Tlass founded Min Ajl Suriyya (MAS) (“For Syria” in English) in 1984. MAS engages in commercial ventures ranging from roasting coffee beans to producing metal, canned food, and dairy products. In 2004, Tlass also began to provide financial assistance to the website Syria News that was owned by the Syrian Economic Center (SEC). In 2010, he launched EFG Hermes Syria with EFG Hermes, the leading Egyptian investment bank in the Arab world. It was reported that EFG Hermes Syria was a partnership between EFG Hermes (70%) and Firas Tlass (30%). Tlass became the chairman of the firm. Additionally, Tlass was the local joint venture partner for French cement company Lafarge. He is also Chairman of Palmyra-SODIC. His other business activity is the Palmyra real estate development company, of which he is the general manager.

Tlass is a former member of the Ba'ath Party. However, in 2005, he and another Baath member, Abdel Nour, argued that they supported multi-party elections and ending the Baath monopoly on power in Syria. Firas Tlass also said that the relations with the US should be better. In 2012, the New York Times reported that Firas and his brother, Brigadier General Manaf Tlass had defected. They were regarded by Bashar al-Assad as peers and friends.

===Controversy===
From 2012 to 2014, Lafarge's factory in Jalabiya, northern Syria, continued operating throughout the war. Factory chief Bruno Pescheux said
Lafarge paid up to $100,000 a month to Tlass, a minority shareholder who allegedly paid
armed factions to keep the factory open.
In April 2026, he was sentenced in absentia by a French tribunal to seven years in prison, 225,000 euros and banned from entering France for his role in the Lafarge scandal.

==Defection and views==
AFP reported that Firas and his father, former defense minister Mustafa Tlass, arrived in Paris in March 2012. Reuters characterized the move as defection, reporting that Mustafa Tlass left for France claiming to need medical care and Firas left for Egypt. Reports place him Firas in Dubai, in France with his father, and indicate travels between the United Arab Emirates and France. His younger brother Manaf Tlass, a Syrian officer, defected from the Assad government and fled to France via Turkey in July 2012.

On 26 July 2012, Firas Tlass expressed his support for Bashar Al Assad's resignation. He further declared that he had provided the Farouq Brigades in the Free Syrian Army, commanded by his cousin Abdul Razzak Tlass, with humanitarian and relief aid.

On 8 March 2013, he told Al Arabiya that Syria had secret business deals with Israel.
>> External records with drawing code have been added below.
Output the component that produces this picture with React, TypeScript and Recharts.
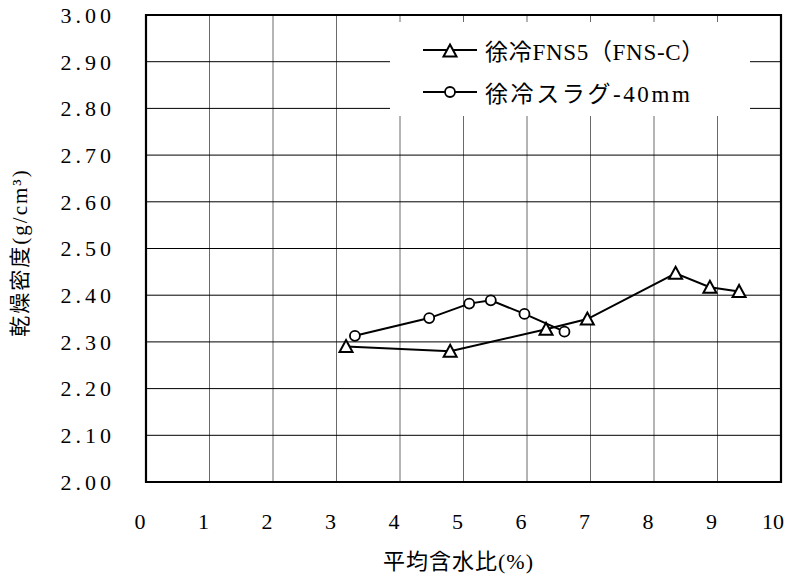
import {
  CartesianGrid,
  Legend,
  Line,
  LineChart,
  ReferenceArea,
  XAxis,
  YAxis,
} from "recharts";

const fnsName = "徐冷FNS5（FNS-C）";
const fnsX = [3.15, 4.79, 6.3, 6.95, 8.34, 8.88, 9.34];
const fnsY = [2.29, 2.28, 2.327, 2.349, 2.447, 2.417, 2.408];

const slagName = "徐冷スラグ-40mm";
const slagX = [3.29, 4.46, 5.09, 5.43, 5.96, 6.59];
const slagY = [2.313, 2.351, 2.382, 2.389, 2.36, 2.322];

const xTicks = [0, 1, 2, 3, 4, 5, 6, 7, 8, 9, 10];
const yTicks = [2.0, 2.1, 2.2, 2.3, 2.4, 2.5, 2.6, 2.7, 2.8, 2.9, 3.0];

const xTitle = "平均含水比(%)";
const yTitle = "乾燥密度(g/cm³)";

const fnsData = fnsX.map((x, i) => ({ x, y: fnsY[i] }));
const slagData = slagX.map((x, i) => ({ x, y: slagY[i] }));

const serif = "'Liberation Serif', 'Noto Sans CJK JP', serif";

function TriangleDot(props: any) {
  const { cx, cy } = props;
  if (cx == null || cy == null) return null;
  return (
    <polygon
      points={`${cx},${cy - 6.5} ${cx + 6.5},${cy + 5.5} ${cx - 6.5},${cy + 5.5}`}
      fill="#fff"
      stroke="#000"
      strokeWidth={2}
    />
  );
}

function CircleDot(props: any) {
  const { cx, cy } = props;
  if (cx == null || cy == null) return null;
  return <circle cx={cx} cy={cy} r={5} fill="#fff" stroke="#000" strokeWidth={1.8} />;
}

function LegendBox() {
  const rows = [
    { name: fnsName, shape: "tri", spacing: 0.7 },
    { name: slagName, shape: "circ", spacing: 2.6 },
  ];
  return (
    <div style={{ width: 360, height: 94, background: "#fff", position: "relative" }}>
      {rows.map((r, i) => (
        <div
          key={r.name}
          style={{
            position: "absolute",
            left: 0,
            top: 14 + i * 42,
            height: 28,
            display: "flex",
            alignItems: "center",
          }}
        >
          <svg width={95} height={28} style={{ display: "block" }}>
            <line x1={33} x2={87} y1={14} y2={14} stroke="#000" strokeWidth={2} />
            {r.shape === "tri" ? (
              <TriangleDot cx={60} cy={15} />
            ) : (
              <CircleDot cx={60} cy={14} />
            )}
          </svg>
          <span
            style={{
              fontFamily: serif,
              fontSize: 23,
              color: "#000",
              whiteSpace: "nowrap",
              letterSpacing: r.spacing,
            }}
          >
            {r.name}
          </span>
        </div>
      ))}
    </div>
  );
}

function YTitle(props: any) {
  const vb = props.viewBox || {};
  const cx = 20;
  const cy = (vb.y ?? 15) + (vb.height ?? 467) / 2 + 4;
  return (
    <text
      x={cx}
      y={cy}
      transform={`rotate(-90, ${cx}, ${cy})`}
      textAnchor="middle"
      dominantBaseline="central"
      fontFamily={serif}
      fontSize={21}
      letterSpacing={2}
      fill="#000"
    >
      {yTitle}
    </text>
  );
}

export default function App() {
  return (
    <div style={{ position: "absolute", left: 0, top: 0, width: 790, height: 574, background: "#fff" }}>
      <LineChart width={790} height={574} margin={{ top: 15, right: 9, bottom: 0, left: 0 }}>
        <CartesianGrid horizontal={false} stroke="#6a6a6a" strokeWidth={1} />
        <CartesianGrid vertical={false} stroke="#000" strokeWidth={1} />
        <XAxis
          type="number"
          dataKey="x"
          domain={[0, 10]}
          ticks={xTicks}
          allowDataOverflow
          axisLine={false}
          tickLine={false}
          tickSize={0}
          tickMargin={31}
          height={92}
          tick={{ fontFamily: serif, fontSize: 22, fill: "#000", dx: -6 }}
          label={{
            value: xTitle,
            position: "insideBottom",
            offset: 5,
            dx: -5,
            style: { fontFamily: serif, fontSize: 22, fill: "#000", letterSpacing: 1 },
          }}
        />
        <YAxis
          type="number"
          domain={[2, 3]}
          ticks={yTicks}
          allowDataOverflow
          axisLine={false}
          tickLine={false}
          tickSize={0}
          tickMargin={31}
          width={146}
          tickFormatter={(v: number) => v.toFixed(2)}
          tick={{ fontFamily: serif, fontSize: 22, fill: "#000", letterSpacing: 4 }}
          label={<YTitle />}
        />
        <ReferenceArea
          x1={0}
          x2={10}
          y1={2}
          y2={3}
          fill="none"
          fillOpacity={0}
          stroke="#000"
          strokeWidth={2.2}
          ifOverflow="visible"
        />
        <Line
          data={fnsData}
          dataKey="y"
          name={fnsName}
          type="linear"
          stroke="#000"
          strokeWidth={2}
          dot={(p: any) => <TriangleDot key={`t${p.index}`} {...p} />}
          isAnimationActive={false}
        />
        <Line
          data={slagData}
          dataKey="y"
          name={slagName}
          type="linear"
          stroke="#000"
          strokeWidth={2}
          dot={(p: any) => <CircleDot key={`c${p.index}`} {...p} />}
          isAnimationActive={false}
        />
        <Legend
          layout="vertical"
          align="center"
          verticalAlign="middle"
          content={() => <LegendBox />}
          wrapperStyle={{ left: 390, top: 22, width: 360, height: 94, right: "auto", bottom: "auto" }}
        />
      </LineChart>
    </div>
  );
}
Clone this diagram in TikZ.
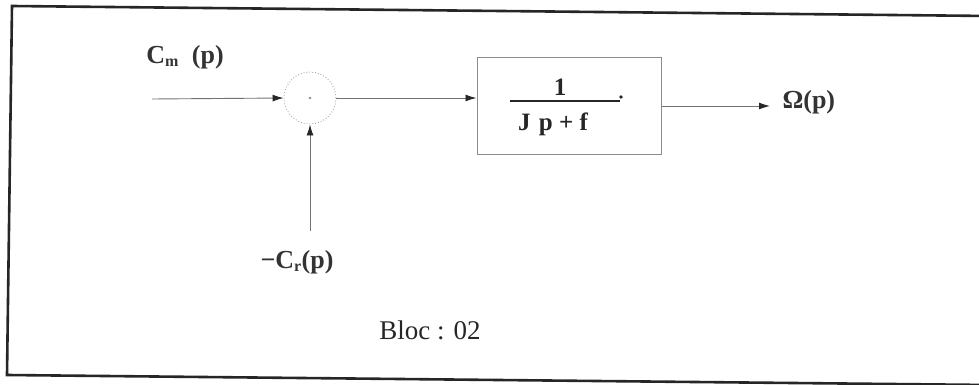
\documentclass[tikz,border=0pt]{standalone}
\usepackage{fontspec}
\setmainfont{Liberation Serif}
\usetikzlibrary{arrows.meta}
\begin{document}
\begin{tikzpicture}[x=1pt,y=-1pt,
  sig/.style={draw=black!55, line width=0.9pt, -{Latex[length=11pt,width=7pt,black!85]}},
  lbl/.style={font=\fontsize{26}{30}\selectfont\bfseries, text=black!80},
  blockbox/.style={draw=black!45, line width=1pt, minimum width=184pt, minimum height=96pt},
  sumc/.style={circle, draw=black!35, dotted, line width=0.9pt, minimum size=52pt, inner sep=0pt}]
\useasboundingbox (0,0) rectangle (979,385);
% outer frame (slightly tilted as in the scan)
\draw[line width=2.6pt, black!85] (12,6) -- (990,16) -- (990,385) -- (7,375) -- cycle;
% nodes
\node[sumc] (s) at (310,98) {};
\fill[black!45] (s.center) circle (1.3pt);
\coordinate (in) at (152,99);
\coordinate (cr) at (310,231);
\node[blockbox] (b) at (569,106) {};
\coordinate (out) at (770,106);
% labels
\node[lbl] (cm) at (185,57) {C\textsubscript{\fontsize{16}{18}\selectfont m}\ \ (p)};
\node[lbl] (crl) at (297,262) {\textminus C\textsubscript{\fontsize{16}{18}\selectfont r}(p)};
\node[lbl, anchor=west] (om) at (779,102) {Ω(p)};
\node[font=\fontsize{25}{28}\selectfont\bfseries, text=black!85] (num) at (560,87) {1};
\draw[black!85, line width=1.3pt] (510,101) -- (620,101);
\fill[black!85] (621,97) circle (1.8pt);
\node[font=\fontsize{25}{28}\selectfont\bfseries, text=black!85] (den) at (553,124) {J\,\,p + f};
\node[font=\fontsize{27}{30}\selectfont, text=black!85] (bloc) at (430,330) {Bloc : 02};
% connectors
\draw[sig] (in) -- (s.west);
\draw[sig] (cr) -- (s.south);
\draw[sig] (s.east) -- (b.west |- s.east);
\draw[sig] (b.east |- out) -- (out);
\end{tikzpicture}
\end{document}
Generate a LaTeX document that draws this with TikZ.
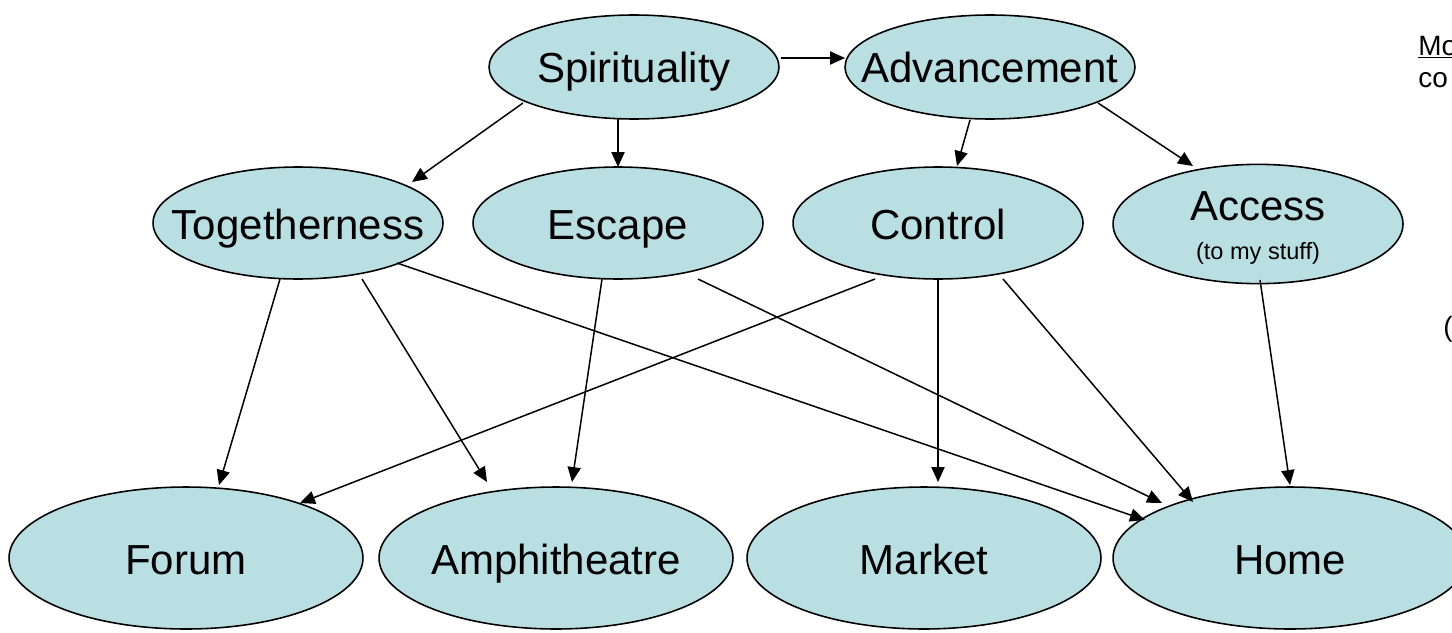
\documentclass[tikz,border=0pt]{standalone}
\usepackage{fontspec}
\setmainfont{Liberation Sans}
\usetikzlibrary{shapes.geometric,arrows.meta,calc}
\definecolor{ovalfill}{RGB}{185,223,227}
\begin{document}
\begin{tikzpicture}[x=0.02cm,y=-0.02cm,
  oval/.style={ellipse,draw=black,line width=0.9pt,fill=ovalfill,
    inner xsep=-1.2cm,inner ysep=0pt,text height=0.84cm,text depth=0.2cm,
    font=\fontsize{23.9}{26}\selectfont},
  small/.style={oval,minimum width=5.8cm,minimum height=2.16cm},
  big/.style={oval,minimum width=7.08cm,minimum height=2.84cm},
  arr/.style={-{Triangle[length=8.5pt,width=7.5pt]},line width=0.85pt},
  side/.style={font=\fontsize{15.9}{18}\selectfont,inner sep=0pt,anchor=base west}]
\useasboundingbox (0,0) rectangle (1452,632);
\clip (0,0) rectangle (1452,632);
\node[small,minimum height=2.08cm] (spir) at (634,67) {Spirituality};
\node[small,minimum height=2.08cm] (adv) at (990,67) {Advancement};
\node[small,minimum height=2.24cm] (tog) at (298,223) {Togetherness};
\node[small,minimum height=2.24cm] (esc) at (618,223) {Escape};
\node[small,minimum height=2.24cm] (ctrl) at (938,223) {Control};
\node[small,minimum height=2.2cm,text height=,text depth=] (acc) at (1258,224)
  {\raisebox{-0.14cm}[\height][\depth]{\begin{tabular}{@{}c@{}}Access\\[-4pt]{\fontsize{13.4}{15}\selectfont (to my stuff)}\end{tabular}}};
\node[big] (forum) at (186,558) {Forum};
\node[big] (amph) at (556,558) {Amphitheatre};
\node[big] (mkt) at (924,558) {Market};
\node[big] (home) at (1290,558) {Home};
\node[side] (mo) at (1418,55) {\underline{Mo}};
\node[side] (co) at (1418,87) {co};
\node[side] (paren) at (1443,336) {(};
\draw[arr] ($(spir)+(147,-9)$) -- ($(adv)+(-145,-9)$);
\draw[arr] ($(spir)+(-111,36)$) -- ($(tog)+(114,-41)$);
\draw[arr] ($(spir)+(-16,52)$) -- ($(esc)+(0,-56)$);
\draw[arr] ($(adv)+(-20,53)$) -- ($(ctrl)+(19,-57)$);
\draw[arr] ($(adv)+(108,36)$) -- ($(acc)+(-65,-58)$);
\draw[arr] ($(tog)+(-18,56)$) -- ($(forum)+(33,-73)$);
\draw[arr] ($(tog)+(64,56)$) -- ($(amph)+(-69,-76)$);
\draw[arr] ($(tog)+(99,40)$) -- ($(home)+(-145,-38)$);
\draw[arr] ($(esc)+(-16,56)$) -- ($(amph)+(16,-76)$);
\draw[arr] ($(esc)+(80,56)$) -- ($(home)+(-128,-55)$);
\draw[arr] ($(ctrl)+(-63,56)$) -- ($(forum)+(114,-55)$);
\draw[arr] ($(ctrl)+(0,56)$) -- ($(mkt)+(14,-76)$);
\draw[arr] ($(ctrl)+(65,56)$) -- ($(home)+(-97,-56)$);
\draw[arr] ($(acc)+(2,56)$) -- ($(home)+(0,-73)$);
\end{tikzpicture}
\end{document}
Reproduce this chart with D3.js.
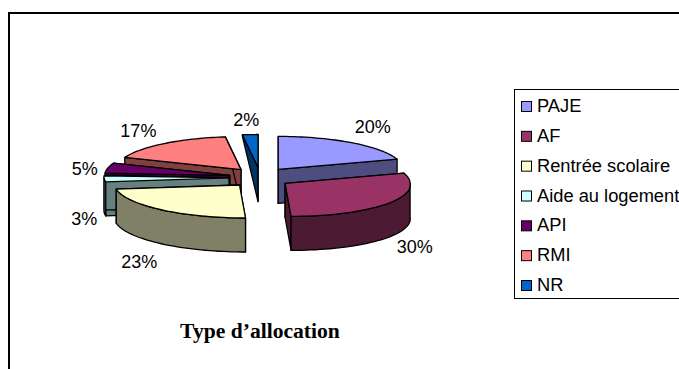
<!DOCTYPE html>
<html>
<head>
<meta charset="utf-8">
<script src="https://cdnjs.cloudflare.com/ajax/libs/d3/7.8.5/d3.min.js"></script>
<style>
html, body { margin: 0; padding: 0; background: #fff; overflow: hidden; }
svg { display: block; }
text { fill: #000; }
</style>
</head>
<body>
<script>
// Allocation types and their shares (%)
const categories = ["PAJE", "AF", "Rentrée scolaire", "Aide au logement", "API", "RMI", "NR"];
const shares = [20, 30, 23, 3, 5, 17, 2];
const topColors = ["#9999FF", "#993366", "#FFFFCC", "#CCFFFF", "#660066", "#FF8080", "#0066CC"];
const chartTitle = "Type d’allocation";

// Layout of the tilted, exploded pie
const W = 679, H = 369;
const pieCenter = { x: 260, y: 177.5 };
const radiusX = 125, radiusY = 33, wallDepth = 34;
const explodeX = 31, explodeY = 10;
const frontShear = 6;
// Label nudges from each slice's rim midpoint
const labelNudge = [[21, -16], [25, 44], [-22, 52], [-20, 40], [-23, 1], [-26, -13], [-4, -15]];
// Back-to-front painting order (indexes into categories)
const paintOrder = [5, 4, 3, 6, 0, 1, 2];

const svg = d3.select("body").append("svg").attr("width", W).attr("height", H);

const slices = d3.pie().sort(null).value(d => d)(shares);

function project(slice, angle, r = 1, drop = 0) {
  const mid = (slice.startAngle + slice.endAngle) / 2;
  const cx = pieCenter.x + explodeX * Math.sin(mid);
  const cy = pieCenter.y - explodeY * Math.cos(mid);
  const toViewer = -Math.cos(angle) * r;
  return [
    cx + radiusX * r * Math.sin(angle) + frontShear * Math.max(0, toViewer),
    cy + radiusY * toViewer + drop
  ];
}

// Rim walls shorten sharply toward the very back of the pie
function rimDepth(angle) {
  return wallDepth * (1 - Math.pow(Math.max(0, Math.cos(angle)), 6));
}

function arcAngles(a0, a1) {
  return d3.range(0, 41).map(k => a0 + (a1 - a0) * k / 40);
}

const polygon = d3.line().curve(d3.curveLinearClosed);

const pieGroup = svg.append("g")
  .attr("stroke", "#000").attr("stroke-width", 1.3).attr("stroke-linejoin", "round");

paintOrder.forEach(i => {
  const s = slices[i];
  const top = d3.rgb(topColors[i]);
  const side = d3.rgb(top.r / 2, top.g / 2, top.b / 2).formatHex();
  const g = pieGroup.append("g").attr("class", "slice");

  // Cut faces along both radial edges
  [s.startAngle, s.endAngle].forEach(a => {
    g.append("path").attr("fill", side).attr("d", polygon([
      project(s, a, 0),
      project(s, a, 1),
      project(s, a, 1, rimDepth(a)),
      project(s, a, 0, wallDepth)
    ]));
  });

  // Outer wall on the part of the rim facing the viewer
  const w0 = Math.max(s.startAngle, Math.PI / 2);
  const w1 = Math.min(s.endAngle, 3 * Math.PI / 2);
  if (w1 > w0) {
    const angles = arcAngles(w0, w1);
    g.append("path").attr("fill", side).attr("d", polygon(
      angles.map(a => project(s, a))
        .concat(angles.slice().reverse().map(a => project(s, a, 1, wallDepth)))
    ));
  }

  // Top face
  g.append("path").attr("fill", topColors[i]).attr("d", polygon(
    [project(s, 0, 0)].concat(arcAngles(s.startAngle, s.endAngle).map(a => project(s, a)))
  ));
});

// Percentage labels
slices.forEach((s, i) => {
  const p = project(s, (s.startAngle + s.endAngle) / 2);
  svg.append("text")
    .attr("x", p[0] + labelNudge[i][0])
    .attr("y", p[1] + labelNudge[i][1] + 6)
    .attr("text-anchor", "middle")
    .attr("font-family", "'Liberation Sans', Arial, sans-serif")
    .attr("font-size", 18)
    .text(shares[i] + "%");
});

// Chart title
svg.append("text")
  .attr("x", 260).attr("y", 338)
  .attr("text-anchor", "middle")
  .attr("font-family", "'Liberation Serif', 'Times New Roman', serif")
  .attr("font-weight", "bold")
  .attr("font-size", 21.6)
  .text(chartTitle);

// Legend
const legendY = d3.scalePoint().domain(categories).range([106, 285]);
svg.append("rect")
  .attr("x", 514.5).attr("y", 89.5).attr("width", 180).attr("height", 209)
  .attr("fill", "#fff").attr("stroke", "#000").attr("stroke-width", 1);
const legend = svg.selectAll("g.legend-row").data(categories).join("g")
  .attr("class", "legend-row")
  .attr("transform", d => `translate(0,${legendY(d)})`);
legend.append("rect")
  .attr("x", 521.5).attr("y", -4.5).attr("width", 10).attr("height", 10)
  .attr("fill", (d, i) => topColors[i]).attr("stroke", "#000").attr("stroke-width", 1);
legend.append("text")
  .attr("x", 537).attr("y", 6)
  .attr("font-family", "'Liberation Sans', Arial, sans-serif")
  .attr("font-size", 18.3)
  .text(d => d);

// Outer frame, open at the right and bottom
svg.append("path")
  .attr("d", d3.line()([[9, H], [9, 13], [W, 13]]))
  .attr("fill", "none").attr("stroke", "#000").attr("stroke-width", 2);
</script>
</body>
</html>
He said that Damascus’s outward hostility toward Israel was actually a front for political and economic cooperation.

==Personal life==
Tlass is married to Lubna Alsoufi, a member of one of the leading Sunni families from Lattakia.

He was married before to Rania Al Jabiri since 1984 until they divorced in March 2012. He has five children with her: Yara (born 1989), Mira and Lara (twins, born 1991), Yasmine (born 1998) and Mustafa (born 2000).